— Begin Task data —

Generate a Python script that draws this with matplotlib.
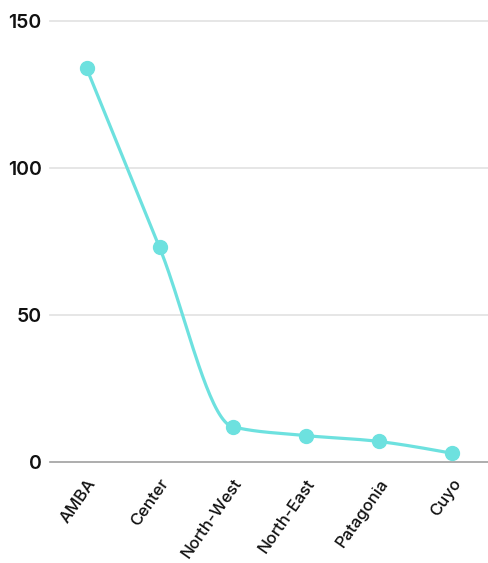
import numpy as np
import matplotlib
matplotlib.use("Agg")
import matplotlib.pyplot as plt

regions = ["AMBA", "Center", "North-West", "North-East", "Patagonia", "Cuyo"]
counts = [134, 73, 12, 9, 7, 3]
y_ticks = [0, 50, 100, 150]

LINE_COLOR = "#6de1df"


def monotone_x(xs, ys, n=40):
    """d3.curveMonotoneX 风格的平滑插值"""
    xs = np.asarray(xs, float)
    ys = np.asarray(ys, float)
    h = np.diff(xs)
    s = np.diff(ys) / h
    t = np.zeros(len(xs))
    for i in range(1, len(xs) - 1):
        p = (s[i - 1] * h[i] + s[i] * h[i - 1]) / (h[i - 1] + h[i])
        t[i] = (np.sign(s[i - 1]) + np.sign(s[i])) * min(abs(s[i - 1]), abs(s[i]), 0.5 * abs(p))
    t[0] = (3 * s[0] - t[1]) / 2
    t[-1] = (3 * s[-1] - t[-2]) / 2
    px, py = [], []
    for i in range(len(xs) - 1):
        u = np.linspace(0, 1, n)
        h00 = 2 * u**3 - 3 * u**2 + 1
        h10 = u**3 - 2 * u**2 + u
        h01 = -2 * u**3 + 3 * u**2
        h11 = u**3 - u**2
        px.extend(xs[i] + u * h[i])
        py.extend(h00 * ys[i] + h10 * h[i] * t[i] + h01 * ys[i + 1] + h11 * h[i] * t[i + 1])
    return np.array(px), np.array(py)


plt.rcParams["font.family"] = ["Inter", "DejaVu Sans"]

fig = plt.figure(figsize=(4.88, 5.63), dpi=100)
ax = fig.add_axes([0.1025, 0.1794, 0.8975, 0.7833])

x = np.arange(len(regions))
sx, sy = monotone_x(x, counts)
ax.plot(sx, sy, color=LINE_COLOR, lw=2.3, zorder=3, solid_capstyle="round")
ax.plot(x, counts, "o", color=LINE_COLOR, ms=10, zorder=4, clip_on=False)

ax.set_xlim(-0.5, 5.5)
ax.set_ylim(0, 150)
ax.set_yticks(y_ticks)
ax.set_yticklabels([str(v) for v in y_ticks], fontsize=14, fontweight="semibold", color="#111111")
ax.set_xticks(x)
ax.set_xticklabels(regions, rotation=55, ha="right", rotation_mode="anchor",
                   fontsize=12, fontweight="medium", color="#111111")
ax.tick_params(axis="both", length=0)
ax.tick_params(axis="y", pad=6)
ax.tick_params(axis="x", pad=10)

for v in y_ticks[1:]:
    ax.axhline(v, color="#e2e2e2", lw=1.2, zorder=1, clip_on=False)
ax.axhline(0, color="#a0a0a0", lw=1.2, zorder=2, clip_on=False)

for sp in ax.spines.values():
    sp.set_visible(False)

plt.savefig("out.png", dpi=100)
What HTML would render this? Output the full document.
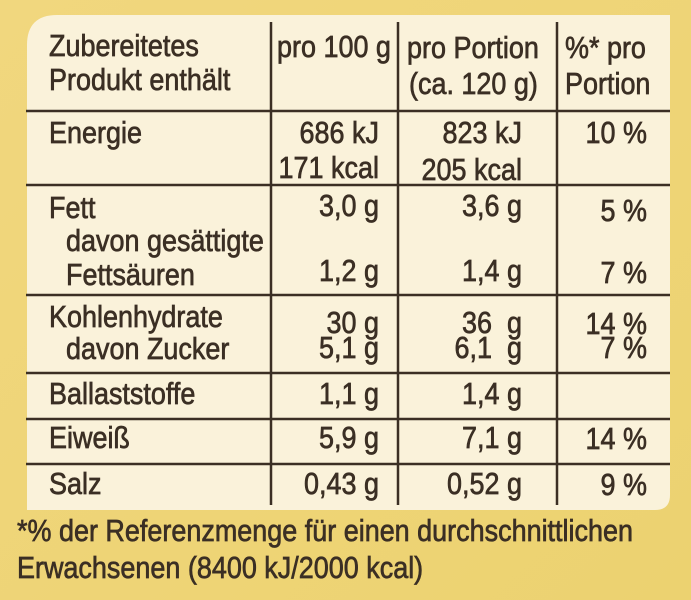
<!DOCTYPE html>
<html><head><meta charset="utf-8"><style>
html,body{margin:0;padding:0;width:691px;height:600px;overflow:hidden;background:#efd57a;}
svg{display:block}
text{font-family:"Liberation Sans",sans-serif;font-size:31px;fill:#3b2f24;stroke:#3b2f24;stroke-width:0.7;}
</style></head><body>
<svg width="691" height="600" viewBox="0 0 691 600">
<defs><linearGradient id="bg" x1="0" y1="0" x2="1" y2="1"><stop offset="0" stop-color="#f1d77e"/><stop offset="1" stop-color="#ecd270"/></linearGradient></defs>
<rect width="691" height="600" fill="url(#bg)"/>
<path d="M57 15 H670 V495 Q670 510 655 510 H27 V45 Q27 15 57 15 Z" fill="#faf2da"/>
<g stroke="#3b2f24" stroke-width="2.5">
<line x1="271" y1="22" x2="271" y2="505"/>
<line x1="398" y1="22" x2="398" y2="505"/>
<line x1="557" y1="22" x2="557" y2="505"/>
<line x1="26" y1="111" x2="670" y2="111"/>
<line x1="26" y1="185" x2="670" y2="185"/>
<line x1="26" y1="295" x2="670" y2="295"/>
<line x1="26" y1="373" x2="670" y2="373"/>
<line x1="26" y1="419" x2="670" y2="419"/>
<line x1="26" y1="464" x2="670" y2="464"/>
</g>
<g>
<text transform="translate(49,56) scale(.87,1)">Zubereitetes</text>
<text transform="translate(49,90) scale(.87,1)">Produkt enthält</text>
<text transform="translate(277,57) scale(.87,1)">pro 100 g</text>
<text transform="translate(407,58) scale(.87,1)">pro Portion</text>
<text transform="translate(409,94) scale(.87,1)">(ca. 120 g)</text>
<text transform="translate(565,58) scale(.87,1)">%* pro</text>
<text transform="translate(565,94) scale(.87,1)">Portion</text>

<text transform="translate(49,143) scale(.87,1)">Energie</text>
<text text-anchor="end" transform="translate(379,143) scale(.87,1)">686 kJ</text>
<text text-anchor="end" transform="translate(379,178) scale(.87,1)">171 kcal</text>
<text text-anchor="end" transform="translate(522,143) scale(.87,1)">823 kJ</text>
<text text-anchor="end" transform="translate(522,180) scale(.87,1)">205 kcal</text>
<text text-anchor="end" transform="translate(647,143) scale(.87,1)">10 %</text>

<text transform="translate(49,218) scale(.87,1)">Fett</text>
<text transform="translate(66,251) scale(.87,1)">davon gesättigte</text>
<text transform="translate(66,285) scale(.87,1)">Fettsäuren</text>
<text text-anchor="end" transform="translate(379,216) scale(.87,1)">3,0 g</text>
<text text-anchor="end" transform="translate(522,216) scale(.87,1)">3,6 g</text>
<text text-anchor="end" transform="translate(647,221) scale(.87,1)">5 %</text>
<text text-anchor="end" transform="translate(379,281) scale(.87,1)">1,2 g</text>
<text text-anchor="end" transform="translate(522,281) scale(.87,1)">1,4 g</text>
<text text-anchor="end" transform="translate(647,283) scale(.87,1)">7 %</text>

<text transform="translate(49,327) scale(.87,1)">Kohlenhydrate</text>
<text transform="translate(66,359) scale(.87,1)">davon Zucker</text>
<text text-anchor="end" transform="translate(379,333) scale(.87,1)">30 g</text>
<text text-anchor="end" transform="translate(522,333) scale(.87,1)">36 &#160;g</text>
<text text-anchor="end" transform="translate(647,334) scale(.87,1)">14 %</text>
<text text-anchor="end" transform="translate(379,358) scale(.87,1)">5,1 g</text>
<text text-anchor="end" transform="translate(522,358) scale(.87,1)">6,1 &#160;g</text>
<text text-anchor="end" transform="translate(647,358) scale(.87,1)">7 %</text>

<text transform="translate(49,404) scale(.87,1)">Ballaststoffe</text>
<text text-anchor="end" transform="translate(379,404) scale(.87,1)">1,1 g</text>
<text text-anchor="end" transform="translate(522,404) scale(.87,1)">1,4 g</text>

<text transform="translate(49,448) scale(.87,1)">Eiweiß</text>
<text text-anchor="end" transform="translate(379,448) scale(.87,1)">5,9 g</text>
<text text-anchor="end" transform="translate(522,448) scale(.87,1)">7,1 g</text>
<text text-anchor="end" transform="translate(647,449) scale(.87,1)">14 %</text>

<text transform="translate(49,494) scale(.87,1)">Salz</text>
<text text-anchor="end" transform="translate(379,494) scale(.87,1)">0,43 g</text>
<text text-anchor="end" transform="translate(522,494) scale(.87,1)">0,52 g</text>
<text text-anchor="end" transform="translate(647,495) scale(.87,1)">9 %</text>

<text transform="translate(17,541) scale(.87,1)">*% der Referenzmenge für einen durchschnittlichen</text>
<text transform="translate(17,578) scale(.87,1)">Erwachsenen (8400 kJ/2000 kcal)</text>
</g>
</svg>
</body></html>
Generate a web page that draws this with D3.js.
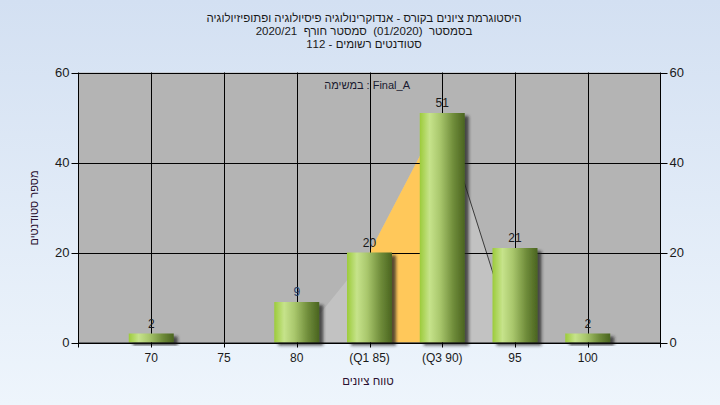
<!DOCTYPE html>
<html><head><meta charset="utf-8">
<script src="https://cdn.jsdelivr.net/npm/d3@7"></script>
<style>html,body{margin:0;padding:0;}svg{display:block;}text{white-space:pre;}</style>
</head><body>
<script>
const categories = ["70","75","80","(Q1 85)","(Q3 90)","95","100"];
const counts = [2,0,9,20,51,21,2];
const areaCats = ["80","(Q1 85)","(Q3 90)","95"];
const areaValues = [0,20,51,0];
const yTicks = [0,20,40,60];
const titleLines = ["היסטוגרמת ציונים בקורס - אנדוקרינולוגיה פיסיולוגיה ופתופיזיולוגיה","בסמסטר  (01/2020)  סמסטר חורף  2020/21","סטודנטים רשומים - 112"];
const legendText = "במשימה : Final_A";
const xTitle = "טווח ציונים";
const yTitle = "מספר סטודנטים";

(function(){
const W=720,H=405;
const pL=78.5,pR=660.5,pT=72.5,pB=342.5;
const svg=d3.select("body").append("svg").attr("width",W).attr("height",H);
const defs=svg.append("defs");
const bg=defs.append("linearGradient").attr("id","bg").attr("x1",0).attr("y1",0).attr("x2",0).attr("y2",1);
bg.append("stop").attr("offset","0%").attr("stop-color","#d3e0f2");
bg.append("stop").attr("offset","100%").attr("stop-color","#eef5fc");
const bar=defs.append("linearGradient").attr("id","bar").attr("x1",0).attr("y1",0).attr("x2",1).attr("y2",0);
[["0%","#9ccb3b"],["22%","#c6e38b"],["45%","#a9c76c"],["75%","#6f8c3a"],["100%","#4a6420"]].forEach(s=>bar.append("stop").attr("offset",s[0]).attr("stop-color",s[1]));
const f=defs.append("filter").attr("id","sh").attr("x","-20%").attr("y","-20%").attr("width","150%").attr("height","150%");
f.append("feDropShadow").attr("dx",4).attr("dy",3).attr("stdDeviation",1.8).attr("flood-color","#222").attr("flood-opacity",0.75);

svg.append("rect").attr("width",W).attr("height",H).attr("fill","url(#bg)");

const x=d3.scalePoint().domain(categories).range([pL,pR]).padding(1);
const y=d3.scaleLinear().domain([0,60]).range([pB,pT]);
const bw=45;

svg.append("rect").attr("x",pL).attr("y",pT).attr("width",pR-pL).attr("height",pB-pT).attr("fill","#b4b4b4");

const pts=areaCats.map((c,i)=>[x(c),y(areaValues[i])]);
const area=d3.area().x(d=>d[0]).y0(y(0)).y1(d=>d[1]);
svg.append("path").attr("d",area(pts)).attr("fill","#c2c2c2");
svg.append("path").attr("d",area(pts.slice(1,3))).attr("fill","#ffc85a");
svg.append("path").attr("d",d3.line()(pts.slice(2,4))).attr("stroke","#3a3a3a").attr("stroke-width",1).attr("fill","none");

const g=svg.append("g").attr("stroke","#000").attr("stroke-width",1);
yTicks.forEach(t=>g.append("line").attr("x1",pL).attr("x2",pR).attr("y1",Math.round(y(t))+0.5).attr("y2",Math.round(y(t))+0.5));
categories.forEach(c=>g.append("line").attr("x1",Math.round(x(c))+0.5).attr("x2",Math.round(x(c))+0.5).attr("y1",pT).attr("y2",pB));

svg.append("g").selectAll("rect").data(categories.map((c,i)=>({c,v:counts[i]})).filter(d=>d.v>0)).join("rect")
 .attr("x",d=>x(d.c)-bw/2).attr("y",d=>y(d.v)).attr("width",bw).attr("height",d=>y(0)-y(d.v))
 .attr("fill","url(#bar)").attr("filter","url(#sh)");

const ax=svg.append("g").attr("stroke","#000").attr("stroke-width",1);
ax.append("line").attr("x1",pL).attr("x2",pL).attr("y1",pT).attr("y2",pB+5);
ax.append("line").attr("x1",pR).attr("x2",pR).attr("y1",pT).attr("y2",pB+5);
ax.append("line").attr("x1",pL).attr("x2",pR).attr("y1",pB+0.5).attr("y2",pB+0.5);
categories.forEach(c=>ax.append("line").attr("x1",Math.round(x(c))+0.5).attr("x2",Math.round(x(c))+0.5).attr("y1",pB).attr("y2",pB+5));
yTicks.forEach(t=>{
  const yy=Math.round(y(t))+0.5;
  ax.append("line").attr("x1",pL-7).attr("x2",pL).attr("y1",yy).attr("y2",yy);
  ax.append("line").attr("x1",pR).attr("x2",pR+7).attr("y1",yy).attr("y2",yy);
});
const font="'Liberation Sans', Arial, sans-serif";
const lab=svg.append("g").attr("font-family",font).attr("font-size",12).attr("fill","#1a1a1a");
yTicks.forEach(t=>{
  lab.append("text").attr("x",pL-9).attr("y",y(t)+4.5).attr("text-anchor","end").attr("font-size",13).text(t);
  lab.append("text").attr("x",pR+9).attr("y",y(t)+4.5).attr("text-anchor","start").attr("font-size",13).text(t);
});
categories.forEach(c=>lab.append("text").attr("x",x(c)).attr("y",362).attr("text-anchor","middle").text(c));
categories.forEach((c,i)=>{ if(counts[i]>0) lab.append("text").attr("x",x(c)).attr("y",y(counts[i])-6).attr("text-anchor","middle").attr("fill",counts[i]===9?"#1f3f6a":"#1a1a1a").text(counts[i]);});
titleLines.forEach((t,i)=>lab.append("text").attr("x",364).attr("y",22+i*13).attr("text-anchor","middle").attr("direction","rtl").attr("font-size",11.5).text(t));
lab.append("text").attr("x",410).attr("y",89).attr("text-anchor","end").attr("font-size",11).attr("fill","#1a1a30").text(legendText);
lab.append("text").attr("x",368).attr("y",385).attr("text-anchor","middle").attr("font-size",11.5).attr("fill","#2a1030").text(xTitle);
lab.append("text").attr("transform","translate(38,208) rotate(-90)").attr("text-anchor","middle").attr("font-size",11).attr("fill","#2a1030").text(yTitle);
})();
</script>
</body></html>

— End Task data —

• **Exercise prompt**
Reproduce only the lines running from the beginning of the entries above to the line holding "ms=10, zorder=4, clip_on=False)", inclusive. Pictures stay out of the copy.

• **Exercise answer**
Generate a Python script that draws this with matplotlib.
import numpy as np
import matplotlib
matplotlib.use("Agg")
import matplotlib.pyplot as plt

regions = ["AMBA", "Center", "North-West", "North-East", "Patagonia", "Cuyo"]
counts = [134, 73, 12, 9, 7, 3]
y_ticks = [0, 50, 100, 150]

LINE_COLOR = "#6de1df"


def monotone_x(xs, ys, n=40):
    """d3.curveMonotoneX 风格的平滑插值"""
    xs = np.asarray(xs, float)
    ys = np.asarray(ys, float)
    h = np.diff(xs)
    s = np.diff(ys) / h
    t = np.zeros(len(xs))
    for i in range(1, len(xs) - 1):
        p = (s[i - 1] * h[i] + s[i] * h[i - 1]) / (h[i - 1] + h[i])
        t[i] = (np.sign(s[i - 1]) + np.sign(s[i])) * min(abs(s[i - 1]), abs(s[i]), 0.5 * abs(p))
    t[0] = (3 * s[0] - t[1]) / 2
    t[-1] = (3 * s[-1] - t[-2]) / 2
    px, py = [], []
    for i in range(len(xs) - 1):
        u = np.linspace(0, 1, n)
        h00 = 2 * u**3 - 3 * u**2 + 1
        h10 = u**3 - 2 * u**2 + u
        h01 = -2 * u**3 + 3 * u**2
        h11 = u**3 - u**2
        px.extend(xs[i] + u * h[i])
        py.extend(h00 * ys[i] + h10 * h[i] * t[i] + h01 * ys[i + 1] + h11 * h[i] * t[i + 1])
    return np.array(px), np.array(py)


plt.rcParams["font.family"] = ["Inter", "DejaVu Sans"]

fig = plt.figure(figsize=(4.88, 5.63), dpi=100)
ax = fig.add_axes([0.1025, 0.1794, 0.8975, 0.7833])

x = np.arange(len(regions))
sx, sy = monotone_x(x, counts)
ax.plot(sx, sy, color=LINE_COLOR, lw=2.3, zorder=3, solid_capstyle="round")
ax.plot(x, counts, "o", color=LINE_COLOR, ms=10, zorder=4, clip_on=False)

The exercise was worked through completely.